Philadelphia landlords and commercial property owners have sued the city over tax hikes this year, claiming they've been unfairly targeted. The city says in court documents it had the right to do what it did.

Henry Khounh, proprietor of 1540 Hardware, relocated his store after his landlord sought to  pass on some of the city’s recent hike in real estate taxes to him. His store is located at 1822 S. 11th Street.
Henry Khounh, proprietor of 1540 Hardware, relocated his store after his landlord sought to pass on some of the city’s recent hike in real estate taxes to him. His store is located at 1822 S. 11th Street.Read moreJOSE F. MORENO / Staff Photographer

For about a decade, Cambodian immigrant Henry Khounh ran his 1540 Hardware on East Passyunk Avenue, grinding keys and selling snow shovels.

Then last year, his landlord, the nonprofit Passyunk Avenue Revitalization Corp., informed him that the city had hiked the taxes on the storefront property and about $3,000 worth would be passed to him as part of his lease. Khounh did the math — $3,000 was a lot of keys. His lease was up and he relocated about three blocks away.

"Honestly, I couldn't afford it," Khounh said Wednesday. "That's the bottom line."

Nancy Alperin describes similar sticker shock over her 2017 tax bill that more than tripled the assessed value on her two-story commercial property on South Juniper Street, bringing her tax bill to "$22,000 and change."

The Duffield House's Patrick J. Callahan shared the sentiment. He says the new $32.3 million value the city placed on the Conshohocken Avenue apartment complex boosted real estate taxes by 76 percent, or $194,000, to $448,000. He warns that the hike could lead to layoffs or higher rents.

Philadelphia's higher property values on thousands of billboards, parking lots, apartment complexes, office buildings, and other businesses are unsettling the business community even as they produce an estimated $200 million in new taxes, leading to lawsuits and a flood of appeals at the Board of Revision of Taxes.

Philadelphia says the higher commercial values are overdue and will help fund the city and the money-starved schools through real estate and use and occupancy taxes, which are based on assessments. But landlords and businesses have griped at the year-over-year hikes, saying they didn't have time to budget for them and that some of the higher values from the Office of Property Assessment seem out of whack.

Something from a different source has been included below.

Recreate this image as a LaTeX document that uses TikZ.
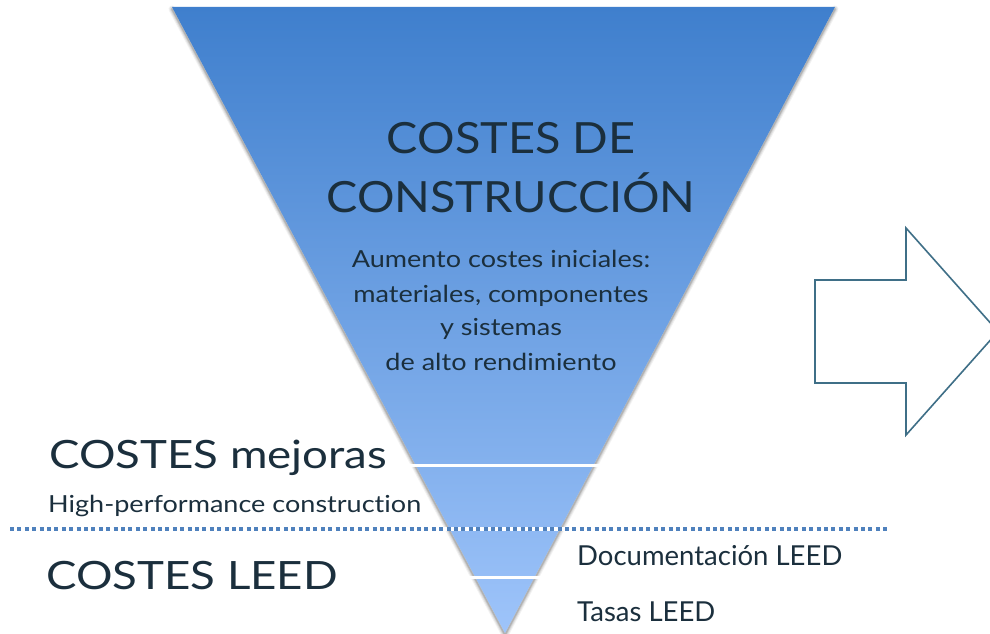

Commercial properties typically account for 25 percent to 30 percent of the assessment appeals. This year, it's 70 percent, or 4,500 of 6,420 appeals, Carla Pagan, the executive director at the Board of Revision of Taxes, said this week. She said that 1,600 of the 1,800 commercial appeals heard so far have resulted in assessment reductions.

A Tax Increase for Commercial Properties

Hundreds of property owners also joined in litigation before Philadelphia Common Pleas Judge Daniel J. Anders, claiming that the city targeted 65,000 commercial properties with "spot assessments," violating the Pennsylvania Constitution's uniformity clause.

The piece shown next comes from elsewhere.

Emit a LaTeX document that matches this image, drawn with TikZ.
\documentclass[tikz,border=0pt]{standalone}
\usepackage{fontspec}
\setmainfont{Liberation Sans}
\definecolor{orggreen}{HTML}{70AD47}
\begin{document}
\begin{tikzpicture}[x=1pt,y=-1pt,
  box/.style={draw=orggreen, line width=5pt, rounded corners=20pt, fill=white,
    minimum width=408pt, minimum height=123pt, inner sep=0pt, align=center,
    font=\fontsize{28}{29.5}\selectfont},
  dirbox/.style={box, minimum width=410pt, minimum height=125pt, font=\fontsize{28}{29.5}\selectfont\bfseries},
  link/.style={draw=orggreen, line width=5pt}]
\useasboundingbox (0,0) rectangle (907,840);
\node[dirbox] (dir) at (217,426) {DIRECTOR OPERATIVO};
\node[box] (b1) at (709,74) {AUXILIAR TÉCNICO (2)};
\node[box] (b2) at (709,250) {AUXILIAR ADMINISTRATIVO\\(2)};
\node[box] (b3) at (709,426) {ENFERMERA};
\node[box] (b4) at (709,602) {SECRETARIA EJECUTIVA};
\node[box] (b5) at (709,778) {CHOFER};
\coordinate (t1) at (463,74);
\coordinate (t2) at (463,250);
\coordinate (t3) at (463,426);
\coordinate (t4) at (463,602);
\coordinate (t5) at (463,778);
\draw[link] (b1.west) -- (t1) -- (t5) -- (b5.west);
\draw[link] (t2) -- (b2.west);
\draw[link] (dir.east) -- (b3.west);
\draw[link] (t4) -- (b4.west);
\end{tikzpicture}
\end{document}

The much-litigated Pennsylvania uniformity clause says that all types of properties should be treated the same when it comes to real estate taxes. If Philadelphia hiked assessments on business properties for the current tax year, it should have hiked residential property taxes at the same time, the suits say.

Philadelphia released new assessments on residential properties last week, and those real estate tax hikes won't take effect until the next fiscal tax year, in 2019.

Philadelphia commercial property owners are emboldened by the Pennsylvania Supreme Court's "Valley Forge" decision last July, which confirmed the uniformity clause in a case in Upper Merion Township. In it, property owners said that the Upper Merion School District targeted apartment complexes for higher taxes.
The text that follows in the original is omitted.